The wing is supported on the backside to brace for the drilling of the 1/4th inch holes. I used a platform like the you can see in the next picture to line up the 1/4th inch long bit. The 1/4th inch bit went from the front of the CS to the back and then through the hard points on the CS and then the wing. The drill that I used was a Black and Decker masonry drill with the side handle. The drill is set for regular action and not hammer action. I used the same drill for all three size bits. The first picture also shows the addition of bracing on the TE of the wing. The CS is locked into position with the finishing nails. After the 1/4th holes are drilled, I used a mirror and checked the accuracy of the center on the hardpoint. The second picture shows the use of the platform. I leveled the platform for each job. The drill bit picture shows the three bits used. The order is right to left. The middle picture is the 1/2 inch diameter DEWalt "gold" bit with the 1/4th inch guide point. When you drill and you transition to the glassed layers, then the bit will bind. Back up the bit and restart again. The last bit used is the 5/8th inch Hitachi (1/2 inch shank) "Black Shield" brand bit. Before I moved from one site, I would trial fit the bushing and trim off the excess depth and mark the bushing and store it away, until trial fit of the wing.

The fourth picture shows the support bracing of the wing for that side to be drilled out to the 5/8th inch size.
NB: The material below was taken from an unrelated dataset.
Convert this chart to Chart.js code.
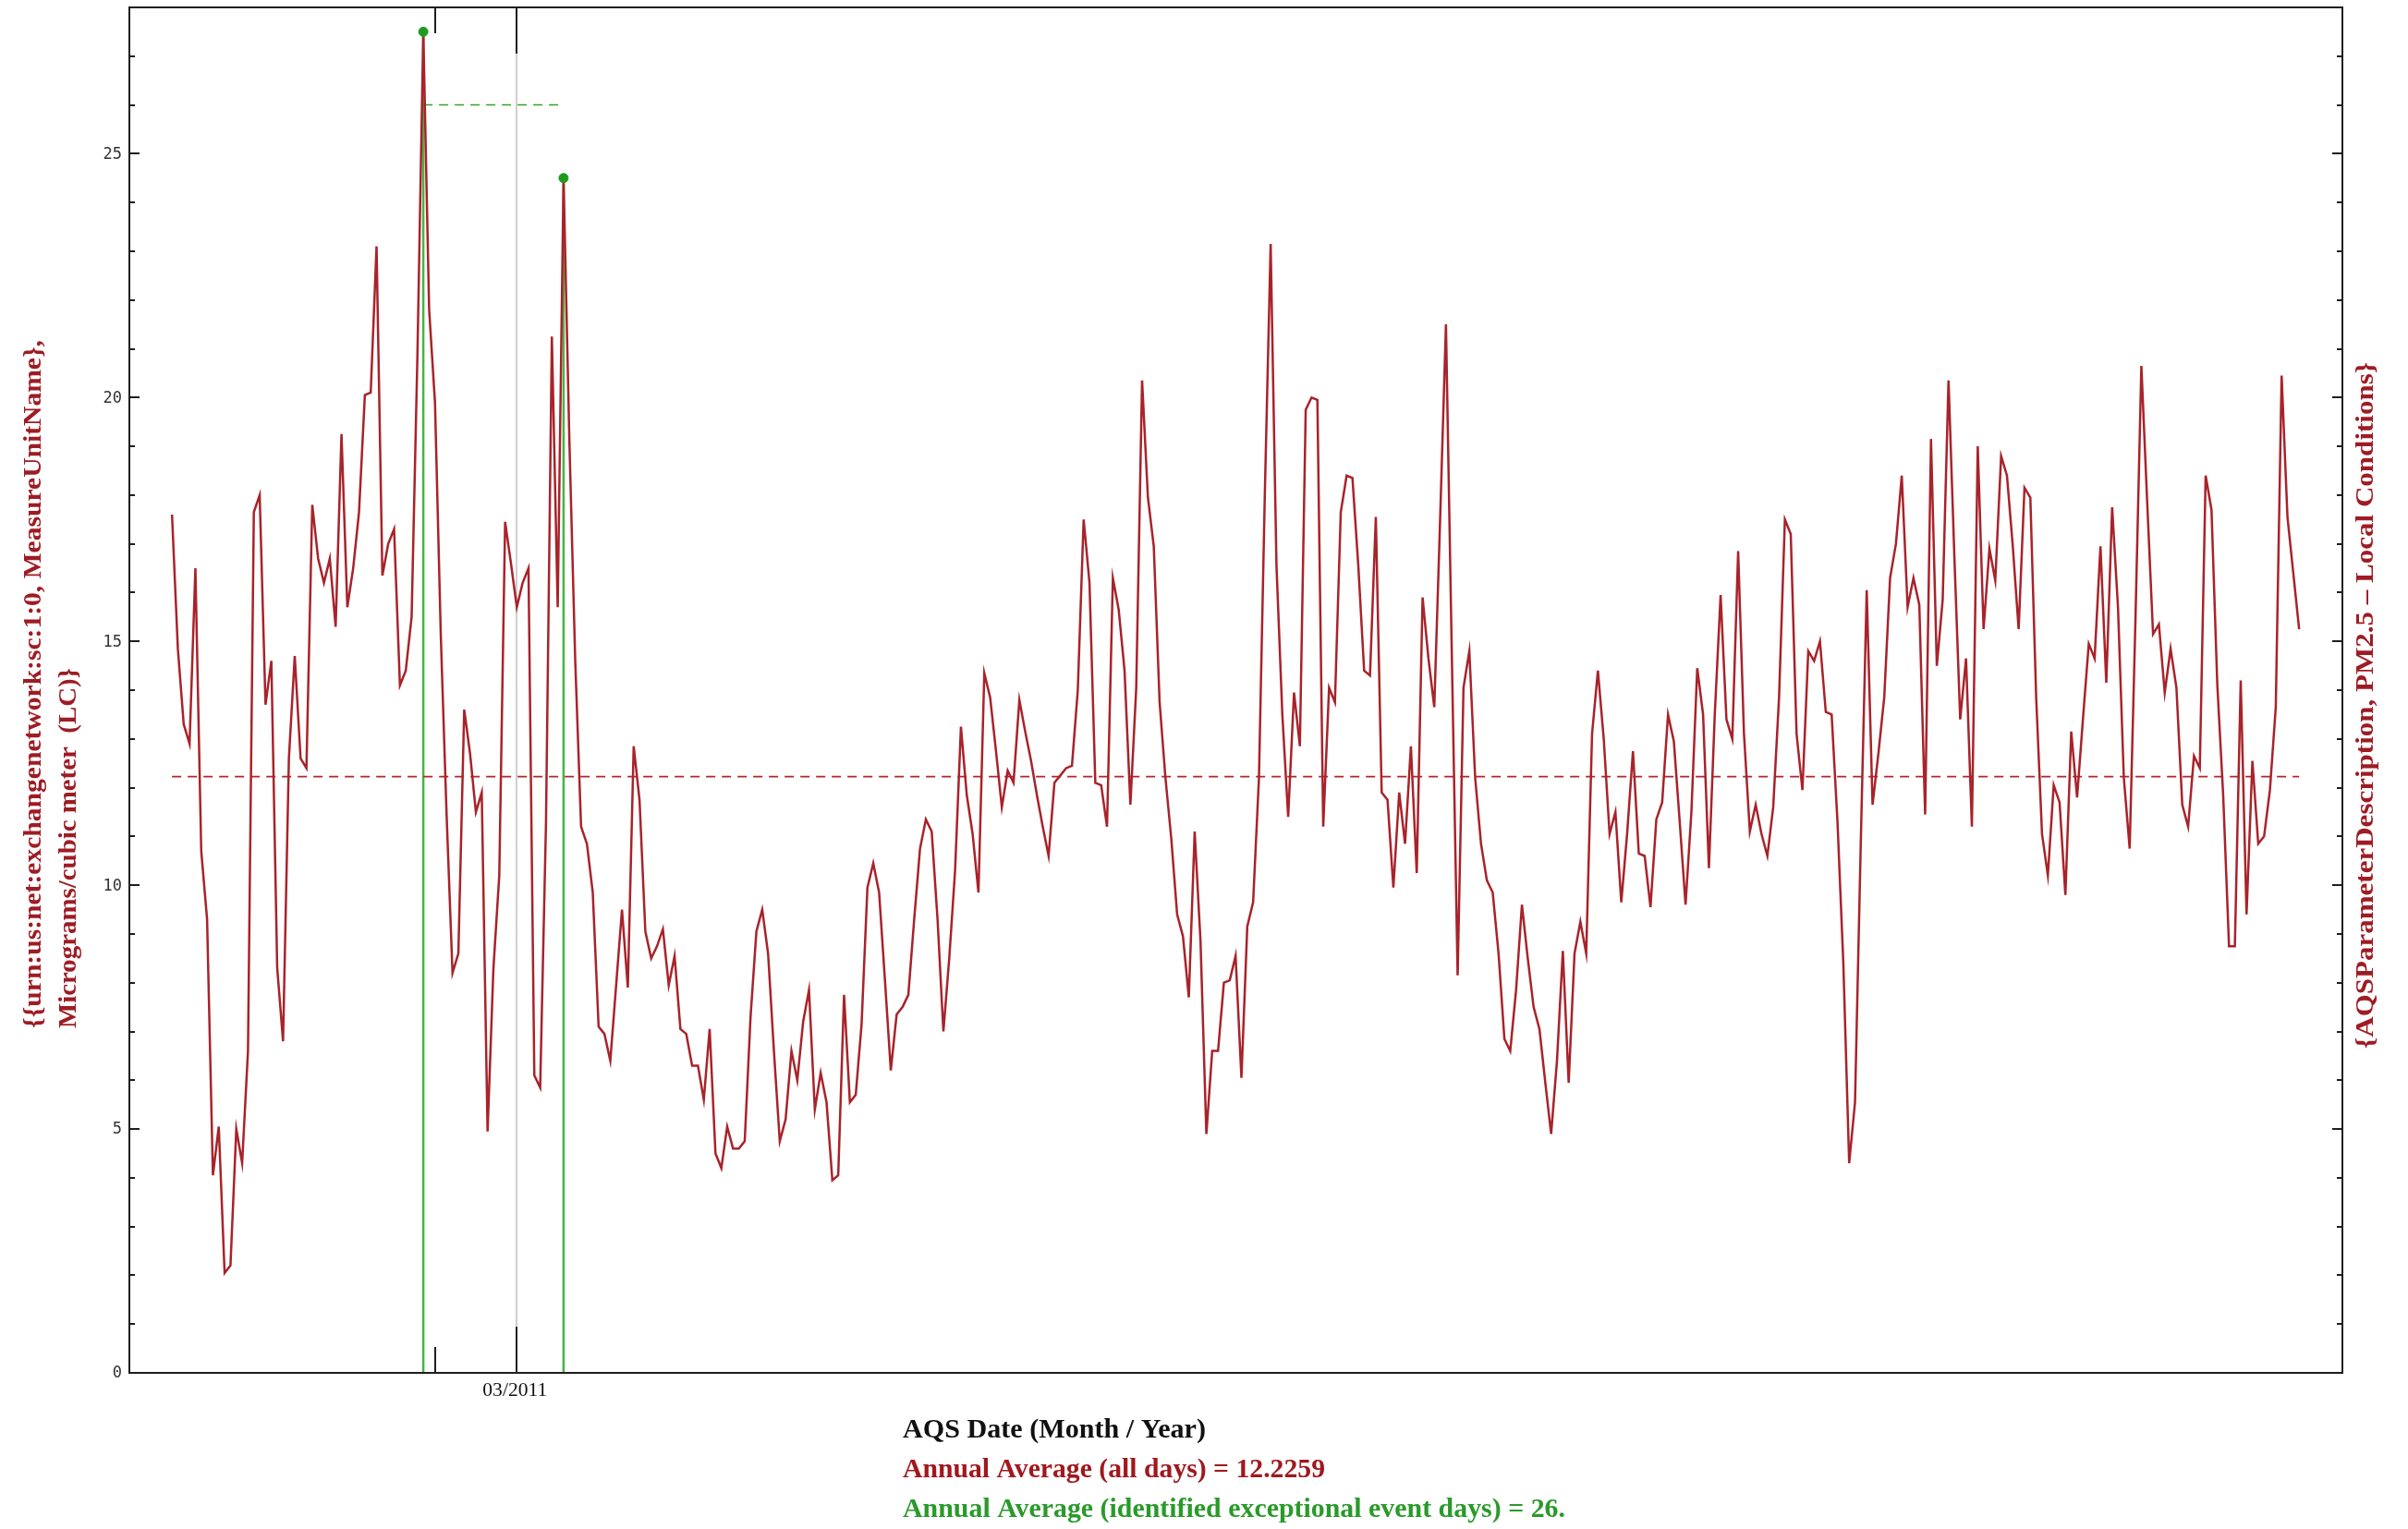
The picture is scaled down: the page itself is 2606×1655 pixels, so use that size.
<!DOCTYPE html>
<html lang="en">

<head>
    <meta charset="UTF-8">
    <title>PM2.5 Daily Values 2011</title>
    <style>
        body {
            margin: 0;
            background-color: #ffffff;
        }

        #chartBox {
            width: 2606px;
            height: 1655px;
        }
    </style>
</head>

<body>

    <div id="chartBox">
        <canvas id="pmChart" width="2606" height="1655"></canvas>
    </div>

    <script src="https://cdn.jsdelivr.net/npm/chart.js"></script>
    <script>
        // Daily PM2.5 values for 2011, one per day starting Jan 1 (day index 0)
        const pm25 = [
            17.6, 14.85, 13.3, 12.9, 16.5, 10.7, 9.3, 4.05, 5.05, 2.05,
            2.2, 5.0, 4.3, 6.6, 17.65, 18.0, 13.7, 14.6, 8.3, 6.8,
            12.6, 14.7, 12.6, 12.4, 17.8, 16.7, 16.2, 16.7, 15.3, 19.25,
            15.7, 16.5, 17.65, 20.05, 20.1, 23.1, 16.35, 17.0, 17.3, 14.1,
            14.4, 15.5, 20.9, 27.5, 21.8, 19.9, 15.1, 11.4, 8.2, 8.6,
            13.6, 12.7, 11.5, 11.9, 4.95, 8.3, 10.2, 17.45, 16.6, 15.7,
            16.2, 16.5, 6.1, 5.85, 11.3, 21.25, 15.7, 24.5, 19.1, 14.6,
            11.2, 10.85, 9.85, 7.1, 6.95, 6.4, 7.95, 9.5, 7.9, 12.85,
            11.75, 9.05, 8.5, 8.75, 9.1, 7.95, 8.55, 7.05, 6.95, 6.3,
            6.3, 5.6, 7.05, 4.5, 4.2, 5.05, 4.6, 4.6, 4.75, 7.3,
            9.05, 9.5, 8.6, 6.6, 4.75, 5.2, 6.6, 6.0, 7.2, 7.85,
            5.4, 6.15, 5.55, 3.95, 4.05, 7.75, 5.55, 5.7, 7.15, 9.95,
            10.45, 9.85, 8.05, 6.2, 7.35, 7.5, 7.75, 9.3, 10.75, 11.35,
            11.1, 9.3, 7.0, 8.5, 10.3, 13.25, 11.85, 11.05, 9.85, 14.35,
            13.85, 12.75, 11.6, 12.35, 12.1, 13.8, 13.15, 12.55, 11.85, 11.2,
            10.6, 12.1, 12.25, 12.4, 12.45, 14.0, 17.5, 16.2, 12.1, 12.05,
            11.2, 16.3, 15.65, 14.4, 11.65, 14.05, 20.35, 17.95, 16.95, 13.75,
            12.2, 10.95, 9.4, 8.95, 7.7, 11.1, 8.85, 4.9, 6.6, 6.6,
            8.0, 8.05, 8.55, 6.05, 9.15, 9.65, 12.2, 18.0, 23.15, 16.55,
            13.5, 11.4, 13.95, 12.85, 19.75, 20.0, 19.95, 11.2, 14.05, 13.75,
            17.65, 18.4, 18.35, 16.55, 14.4, 14.3, 17.55, 11.9, 11.75, 9.95,
            11.9, 10.85, 12.85, 10.25, 15.9, 14.65, 13.65, 17.5, 21.5, 14.75,
            8.15, 14.05, 14.8, 12.2, 10.85, 10.1, 9.85, 8.6, 6.85, 6.6,
            7.85, 9.6, 8.5, 7.5, 7.05, 5.95, 4.9, 6.4, 8.65, 5.95,
            8.6, 9.25, 8.6, 13.1, 14.4, 13.0, 11.05, 11.5, 9.65, 11.05,
            12.75, 10.65, 10.6, 9.55, 11.35, 11.7, 13.5, 12.95, 11.3, 9.6,
            11.5, 14.45, 13.5, 10.35, 13.5, 15.95, 13.4, 13.0, 16.85, 13.1,
            11.1, 11.65, 11.05, 10.6, 11.6, 13.85, 17.5, 17.2, 13.1, 11.95,
            14.8, 14.6, 15.0, 13.55, 13.5, 11.3, 8.4, 4.3, 5.55, 10.95,
            16.05, 11.65, 12.7, 13.85, 16.3, 17.0, 18.4, 15.7, 16.3, 15.75,
            11.45, 19.15, 14.5, 15.85, 20.35, 16.75, 13.4, 14.65, 11.2, 19.0,
            15.25, 16.9, 16.25, 18.8, 18.4, 16.95, 15.25, 18.15, 17.95, 13.85,
            11.05, 10.2, 12.05, 11.7, 9.8, 13.15, 11.8, 13.4, 14.95, 14.65,
            16.95, 14.15, 17.75, 15.7, 12.2, 10.75, 15.5, 20.65, 17.85, 15.15,
            15.35, 13.95, 14.85, 14.05, 11.65, 11.2, 12.65, 12.4, 18.4, 17.7,
            14.1, 11.85, 8.75, 8.75, 14.2, 9.4, 12.55, 10.85, 11.0, 11.95,
            13.65, 20.45, 17.55, 16.4, 15.25
        ];

        // Identified exceptional event days (day index) and their values
        const eventDays = [43, 67];
        const eventValues = [27.5, 24.5];

        const annualAverage = 12.2259;
        const eventAverage = 26;

        // Axis ticks
        const yMajorTicks = [0, 5, 10, 15, 20, 25];
        const yMinorStep = 1;
        const xTickDays = [59];
        const xTickLabels = ['03/2011'];
        const xMinorTickDays = [45];

        const yTitleLines = [
            '{{urn:us:net:exchangenetwork:sc:1:0, MeasureUnitName},',
            'Micrograms/cubic meter  (LC)}'
        ];
        const rightTitle = '{AQSParameterDescription, PM2.5 \u2013 Local Conditions}';
        const xTitle = 'AQS Date (Month / Year)';
        const allDaysText = 'Annual Average (all days) = ' + annualAverage;
        const eventDaysText = 'Annual Average (identified exceptional event days) = ' + eventAverage + '.';

        const lineRed = '#a8232a';
        const titleRed = '#9e1c24';
        const green = '#2fa52f';

        // Draw text stretched to a given length (optionally rotated)
        function fitText(ctx, text, x, y, width, size, color, rot, align, weight) {
            ctx.save();
            ctx.translate(x, y);
            if (rot) ctx.rotate(rot);
            ctx.font = (weight || 'bold') + ' ' + size + 'px "Liberation Serif", "Times New Roman", serif';
            const w = ctx.measureText(text).width;
            ctx.scale(width / w, 1);
            ctx.fillStyle = color;
            ctx.textAlign = align || 'left';
            ctx.textBaseline = 'middle';
            ctx.fillText(text, 0, 0);
            ctx.restore();
        }

        // Background grid line for the labelled date
        const gridPlugin = {
            id: 'dateGrid',
            beforeDatasetsDraw(chart) {
                const { ctx, chartArea, scales } = chart;
                ctx.save();
                ctx.strokeStyle = '#cfcfcf';
                ctx.lineWidth = 2;
                xTickDays.forEach(d => {
                    const px = Math.round(scales.x.getPixelForValue(d));
                    ctx.beginPath();
                    ctx.moveTo(px, chartArea.top);
                    ctx.lineTo(px, chartArea.bottom);
                    ctx.stroke();
                });
                ctx.restore();
            }
        };

        // Frame, inward ticks, tick labels and titles
        const framePlugin = {
            id: 'frame',
            afterDatasetsDraw(chart) {
                const { ctx, chartArea, scales } = chart;
                const { left, right, top, bottom } = chartArea;
                ctx.save();
                ctx.strokeStyle = '#1e1e1e';
                ctx.lineWidth = 2;
                ctx.strokeRect(left, top, right - left, bottom - top);

                // y ticks on both sides
                for (let v = 0; v <= scales.y.max; v += yMinorStep) {
                    const py = Math.round(scales.y.getPixelForValue(v));
                    const len = yMajorTicks.includes(v) ? 11 : 6;
                    ctx.beginPath();
                    ctx.moveTo(left, py);
                    ctx.lineTo(left + len, py);
                    ctx.moveTo(right, py);
                    ctx.lineTo(right - len, py);
                    ctx.stroke();
                }

                // x ticks top and bottom
                xTickDays.concat(xMinorTickDays).forEach(d => {
                    const px = Math.round(scales.x.getPixelForValue(d));
                    const len = xTickDays.includes(d) ? 50 : 28;
                    ctx.beginPath();
                    ctx.moveTo(px, bottom);
                    ctx.lineTo(px, bottom - len);
                    ctx.moveTo(px, top);
                    ctx.lineTo(px, top + len);
                    ctx.stroke();
                });

                // y tick labels
                ctx.fillStyle = '#333333';
                ctx.font = '17px "DejaVu Sans Mono", monospace';
                ctx.textAlign = 'right';
                ctx.textBaseline = 'middle';
                yMajorTicks.forEach(v => {
                    ctx.fillText(String(v), left - 8, scales.y.getPixelForValue(v) + 1);
                });

                // x tick labels
                xTickDays.forEach((d, i) => {
                    const px = scales.x.getPixelForValue(d);
                    fitText(ctx, xTickLabels[i], px - 2, bottom + 20, 70, 20, '#111111', 0, 'center', 'normal');
                });

                // axis titles
                fitText(ctx, yTitleLines[0], 37, 1113, 745, 28, titleRed, -Math.PI / 2);
                fitText(ctx, yTitleLines[1], 75, 1113, 390, 28, titleRed, -Math.PI / 2);
                fitText(ctx, rightTitle, 2561, 1135, 743, 28, titleRed, -Math.PI / 2);

                fitText(ctx, xTitle, 977, 1549, 328, 29, '#111111');
                fitText(ctx, allDaysText, 977, 1592, 457, 29, '#a0181e');
                fitText(ctx, eventDaysText, 977, 1635, 717, 29, '#2a9a2a');
                ctx.restore();
            }
        };

        const seriesPoints = pm25.map((v, i) => ({ x: i, y: v }));
        const lastDay = pm25.length - 1;

        // Datasets: first in list is drawn on top
        const datasets = [
            {
                type: 'scatter',
                data: eventDays.map((d, i) => ({ x: d, y: eventValues[i] })),
                backgroundColor: '#1f9a1f',
                borderColor: '#1f9a1f',
                pointRadius: 5,
                pointHoverRadius: 5
            },
            {
                data: seriesPoints,
                borderColor: lineRed,
                borderWidth: 2.5,
                pointRadius: 0,
                tension: 0
            },
            {
                data: [{ x: 0, y: annualAverage }, { x: lastDay, y: annualAverage }],
                borderColor: '#b0272d',
                borderWidth: 1.6,
                borderDash: [10, 7],
                pointRadius: 0
            },
            {
                data: [{ x: eventDays[0], y: eventAverage }, { x: eventDays[eventDays.length - 1], y: eventAverage }],
                borderColor: green,
                borderWidth: 1.6,
                borderDash: [10, 7],
                pointRadius: 0
            }
        ].concat(eventDays.map((d, i) => ({
            data: [{ x: d, y: 0 }, { x: d, y: eventValues[i] }],
            borderColor: '#45b545',
            borderWidth: 2.5,
            pointRadius: 0
        })));

        const ctx = document.getElementById('pmChart').getContext('2d');
        new Chart(ctx, {
            type: 'line',
            data: { datasets: datasets },
            options: {
                responsive: false,
                animation: false,
                devicePixelRatio: 1,
                layout: {
                    padding: { left: 140, right: 71, top: 8, bottom: 169 }
                },
                plugins: {
                    legend: { display: false },
                    tooltip: { enabled: false }
                },
                scales: {
                    x: { type: 'linear', min: -7.3, max: 371.4, display: false },
                    y: { type: 'linear', min: 0, max: 28, display: false }
                }
            },
            plugins: [gridPlugin, framePlugin]
        });
    </script>
</body>

</html>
I used the water level and the level stands to line the wing up to the original position, then I leveled the drill platform. The outboard drill points had only a minimal platform height of 1/4th to 1/2 inch on the bottom hole, so that one was easy. The platforms help keep from having diverging bolt angles of the three bolts. The last picture shows the install of the wings. This is Dr T, a dentist that visited from Mexico. His english is limited and my spanish is limited, so we had an interesting time on the install.


Pic#1:This pic show the CS after installation and it show some chapter 18 work and FW work. I dealt with raising the TB and FW at this point. Right after installing the CS and attaching the wings to the CS.
NOTE PLEASE: You will not do this upper scoop work for the conventional engine use. This is just for the Renesis engine and IF it does not boost the output at higher altitude, then I will just glass it over and restore the contour to the TB. The higher pressure air from the bottom scoop will provide cooling.
Note: It is better to install the layups for the lower engine mount reinforcements, before you install the CS.
Pic#2: This is of the strake(CS) to wing overlapping strips (this pic is a peak ahead).

CS Install (to the fuselage and lower firewall)

In chapter 14-4 it shows the BID reinforcement of the CS to the lower aft part of the firewall. So, left some plastic over the part of the BID that is going to be "clinging" to bottom aft of the CS, when I slide the CS into place. I used some masking tape over the plastic and onto the bottom of the CS to hold that up ( I took off the plastic and duct tape after cure). The second picture shows the aft view of the CS and you can see the back half of that reinforcement. At the time that you flox in the CS, you will have to have that layup in place, called L-1. I cut all the layups out and labeled them. The floxing in of the CS is no big deal, when the finishing nails are already ready to lock in the position. I waited for the other seven layups until after the cure and after the cure, I used pliers and slipped out the finishing nails.


L-1, L-2, and L-3 are 5 ply BID tapes for the lower firewall to CS layups.

L-4, L-5, and L-6 are 5 inch long strips of 5 ply BID

L-4 is at the longeron to CS at the left and right sides (outer and inner)

L-5 is at the CS lower outer to fuselage (in the depression area of the fuselage)

L-6 is at the CS lower inside to fuselage interior

L-7 is 2 inch UND strips from the bottom of the CS to the "wings" of the the landing gear bulkheads ( you will have to use the plastic and masking tape trick to hold it up for cure)

L-8 is a 5 inch, 5 ply BID on the CS forward side to the interior fuselage sides.

The last picture shows the wing root rib that I placed to transition to the end of the wing and to use to attach the oil cooler to on one side and a small radiator on the other side. The rudder cable will route to the top side of that space. The pictures here and below also show the wing to CS transition strips. These have worked out very well. The layups for the strakes just right over the top of these.


The hidden tie downs are made to fit on the lower outboard bolt. In the first picture above you see the transition strips. A cut is made on the last two inches of the strip. The first picture below shows the hidden tie down in place on the wing side. This is the third version that I made. I made a small "beak", aka pull handle. The weight is distributed so that when the tie down is used and then released, then it will fall back in place on top of the transition strip. It is impossible to rotate to the opposite side, because of the upper bolt. The tie down was made of 16 gauge steel. The thickness is about the same as a regular washer. I added a grommet in the 1/2 inch tie down opening to keep from cutting or fraying the ropes. I painted the steel to protect it. The first picture shows an uncanny resemblance to two penguins. The length is about 6.5 inches and 2.75 inches at the greatest width. I drilled a small hole in the pull handles for pulling them down, if the friction is too great. I have installed my wings and taken them back off, but I don't know how much friction will be on the tie down, to resist rotation.

Nav Light mounts:  I used the 12 volt Aeroflash Nav/St/Pos lights. Since they are so expensive, I decided to make a sturdy mount.
Pic#1: This shows the plastic template that I made. The company should supply this template. I cut out a base from some hardpont scrap. It is about 3/16 inch thick. The most important thing is that the narrow areas are strong enough. The Tee nuts are 6-32 size. The forward one and the two aft ones are floxed into the outboard end of the wing. The light unit uses 6-32 screws to secure on the middle two Tee nuts. I did extend the shape at the forward edge to allow more room for the forward Tee nut and blend to the LE.
Pic #2:  The base has been floxed into place and blended to the wing with micro. I will not install the Nav lights until the painting is finished.